Once the evaluation job is completed, Amazon Bedrock generates a JSONL file containing the results. Below is an example output from an evaluation job:

{
  "automatedEvaluationResult": {
    "scores": [
      {
        "metricName": "Accuracy",
        "result": 0
      }
    ]
  },
  "inputRecord": {
    "prompt": "The chemical symbol for gold is",
    "referenceResponse": "Au"
  },
  "modelResponses": [
    {
      "response": " “Au”.",
      "modelIdentifier": "amazon.titan-text-express-v1"
    }
  ]
}
{
  "automatedEvaluationResult": {
    "scores": [
      {
        "metricName": "Accuracy",
        "result": 1
      }
    ]
  },
  "inputRecord": {
    "prompt": "The tallest mountain in the world is",
    "referenceResponse": "Mount Everest"
  },
  "modelResponses": [
    {
      "response": " Mount Everest.",
      "modelIdentifier": "amazon.titan-text-express-v1"
    }
  ]
}
{
  "automatedEvaluationResult": {
    "scores": [
      {
        "metricName": "Accuracy",
        "result": 0
      }
    ]
  },
  "inputRecord": {
    "prompt": "The author of 'Great Expectations' is",
    "referenceResponse": "Charles Dickens"
  },
  "modelResponses": [
    {
      "response": "Sorry - this model is unable to respond to this request.",
      "modelIdentifier": "amazon.titan-text-express-v1"
    }
  ]
}

Explanation of Evaluation Results

Each result contains three key parts:
- inputRecord: The original question (prompt) and expected answer (referenceResponse).
- modelResponses: The AI model’s generated response.
- automatedEvaluationResult: The score assessing how accurate the response is.
How Accuracy is Calculated
- The accuracy metric is based on the F1 Score, which is a balance between precision (correct predictions among all predictions) and recall (correct predictions among relevant predictions).
- The F1 score ranges from 0 to 1, where 1 indicates a perfect response and 0 indicates an incorrect response.

Analysis of the Example Results

Prompt	Expected Answer	Model Response	Accuracy Score	Observation
The chemical symbol for gold is	Au	“Au”.	0	The response included extra formatting (quotation marks), causing a mismatch.
The tallest mountain in the world is	Mount Everest	Mount Everest.	1	Correct answer, properly formatted.
The author of 'Great Expectations' is	Charles Dickens	Sorry - this model is unable to respond to this request.	0	The model failed to answer the question. This may indicate a knowledge gap.
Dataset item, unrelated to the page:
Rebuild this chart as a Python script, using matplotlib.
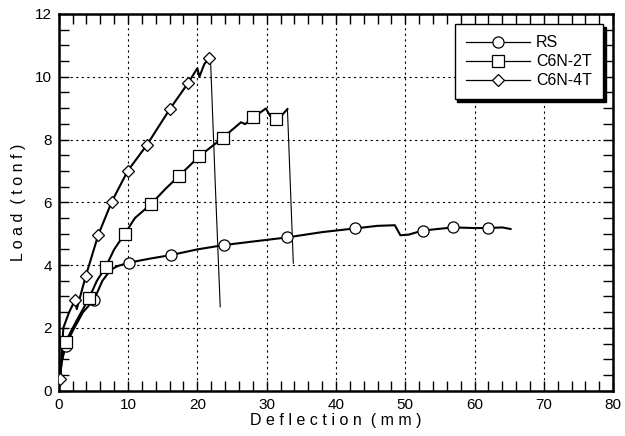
import matplotlib
matplotlib.use("Agg")
import matplotlib.pyplot as plt
from matplotlib.lines import Line2D
from matplotlib.ticker import MultipleLocator

plt.rcParams['font.family'] = ['Liberation Sans', 'DejaVu Sans']

# RS curve (deflection mm, load tonf)
rs_x = [0.0, 0.4, 1.0, 2.0, 3.5, 5.1, 6.3, 7.5, 8.5, 10.2, 13.0, 16.2, 20.0, 23.9, 28.0, 32.9, 38.0, 42.8, 46.0, 48.5, 49.3, 50.5, 52.5, 56.9, 60.0, 62.0, 64.0, 65.2]
rs_y = [0.0, 0.9, 1.43, 1.9, 2.5, 2.9, 3.5, 3.85, 3.97, 4.08, 4.2, 4.32, 4.5, 4.64, 4.75, 4.88, 5.05, 5.17, 5.25, 5.27, 4.95, 4.97, 5.1, 5.2, 5.18, 5.18, 5.2, 5.15]
rs_mx = [1.0, 5.1, 10.2, 16.2, 23.9, 32.9, 42.8, 52.5, 56.9, 62.0]
rs_my = [1.43, 2.9, 4.08, 4.32, 4.64, 4.88, 5.17, 5.1, 5.2, 5.18]
rs_drop = 0  # number of final points forming a failure drop

# C6N-2T curve
c2_x = [0.0, 0.4, 1.0, 2.5, 4.4, 5.5, 6.8, 8.0, 9.5, 11.0, 13.3, 15.5, 17.4, 20.3, 23.7, 26.3, 26.9, 28.1, 29.9, 30.5, 31.4, 32.3, 33.0, 33.85]
c2_y = [0.0, 0.9, 1.56, 2.2, 2.96, 3.5, 3.95, 4.5, 4.99, 5.5, 5.94, 6.45, 6.85, 7.47, 8.06, 8.55, 8.49, 8.71, 8.99, 8.75, 8.65, 8.8, 8.97, 4.06]
c2_mx = [1.0, 4.4, 6.8, 9.5, 13.3, 17.4, 20.3, 23.7, 28.1, 31.4]
c2_my = [1.56, 2.96, 3.95, 4.99, 5.94, 6.85, 7.47, 8.06, 8.71, 8.65]
c2_drop = 2

# C6N-4T curve
c4_x = [0.23, 0.66, 1.5, 2.35, 2.6, 3.9, 5.7, 7.65, 9.95, 12.7, 16.0, 18.7, 20.0, 20.3, 21.0, 21.7, 21.9, 22.6, 23.3]
c4_y = [0.37, 2.0, 2.5, 2.89, 2.6, 3.65, 4.96, 6.02, 7.0, 7.82, 8.96, 9.81, 10.27, 10.0, 10.4, 10.6, 10.55, 6.5, 2.67]
c4_mx = [0.23, 2.35, 3.9, 5.7, 7.65, 9.95, 12.7, 16.0, 18.7, 21.7]
c4_my = [0.37, 2.89, 3.65, 4.96, 6.02, 7.0, 7.82, 8.96, 9.81, 10.6]
c4_drop = 4

labels = ['RS', 'C6N-2T', 'C6N-4T']
markers = ['o', 's', 'D']
msizes = [8, 8, 6]

fig = plt.figure(figsize=(6.25, 4.36), dpi=100)
ax = fig.add_axes([0.094, 0.104, 0.887, 0.864])

curves = [(rs_x, rs_y, rs_mx, rs_my, rs_drop), (c2_x, c2_y, c2_mx, c2_my, c2_drop),
          (c4_x, c4_y, c4_mx, c4_my, c4_drop)]
handles = []
for (cx, cy, mx, my, nd), lab, mk, ms in zip(curves, labels, markers, msizes):
    n = len(cx) - nd + 1 if nd else len(cx)
    ax.plot(cx[:n], cy[:n], color='black', lw=1.5, zorder=3)
    if nd:
        ax.plot(cx[n - 1:], cy[n - 1:], color='black', lw=0.8, zorder=3)
    ax.plot(mx, my, ls='none', marker=mk, ms=ms, mfc='white', mec='black', mew=0.9, zorder=4)
    handles.append(Line2D([0], [0], color='black', lw=0.9, marker=mk, ms=ms, mfc='white', mec='black', mew=0.9))

ax.set_xlim(0, 80)
ax.set_ylim(0, 12)
ax.xaxis.set_major_locator(MultipleLocator(10))
ax.xaxis.set_minor_locator(MultipleLocator(2))
ax.yaxis.set_major_locator(MultipleLocator(2))
ax.yaxis.set_minor_locator(MultipleLocator(0.5))
ax.tick_params(which='both', direction='in', top=True, right=True, width=1.0, color='black')
ax.tick_params(which='major', length=7, labelsize=11, pad=5)
ax.tick_params(which='minor', length=7)
ax.grid(True, which='major', ls=(0, (2, 3)), color='black', lw=0.8)
for s in ax.spines.values():
    s.set_linewidth(1.8)

ax.set_xlabel('D e f l e c t i o n  ( m m )', fontsize=11.5, labelpad=1)
ax.set_ylabel('L o a d  ( t o n f )', fontsize=11.5, labelpad=6)

leg = ax.legend(handles, labels, loc='upper right', bbox_to_anchor=(0.982, 0.973),
                borderaxespad=0, fontsize=11.5, handlelength=4.0, numpoints=1,
                fancybox=False, shadow={'color': 'black', 'alpha': 1.0}, framealpha=1,
                edgecolor='black', labelspacing=0.25, borderpad=0.7, handletextpad=0.4)
leg.get_frame().set_linewidth(1.0)
leg.set_zorder(10)

fig.savefig('out.png', dpi=100)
Key Takeaways from the Evaluation

Formatting Matters: The first prompt received a score of 0 because the model enclosed the answer in quotation marks (“Au”.).
Correct Responses Get Full Score: The second prompt scored 1.0, as the response exactly matched the expected answer.
Model Limitations: The third prompt failed because the model did not have an answer. This could be due to:
- A temporary issue with the model.
- The model lacking sufficient training data on literary topics.

How to Improve Model Performance?

Refine Prompt Engineering: Modify how questions are framed to reduce false negatives (e.g., specifying that responses should not include extra punctuation).
Choose the Right AI Model: Different foundation models have varying strengths. Testing with multiple models can help find the best fit.
Use Custom Training Data: If models frequently fail to answer domain-specific questions, consider fine-tuning the dataset.

Summary

By following this guide, you have successfully:
✅ Created two Amazon S3 buckets for storing datasets and results.
✅ Configured CORS permissions for Amazon Bedrock.
✅ Set up an Amazon Bedrock model evaluation job.
✅ Analyzed evaluation results to compare AI model performance.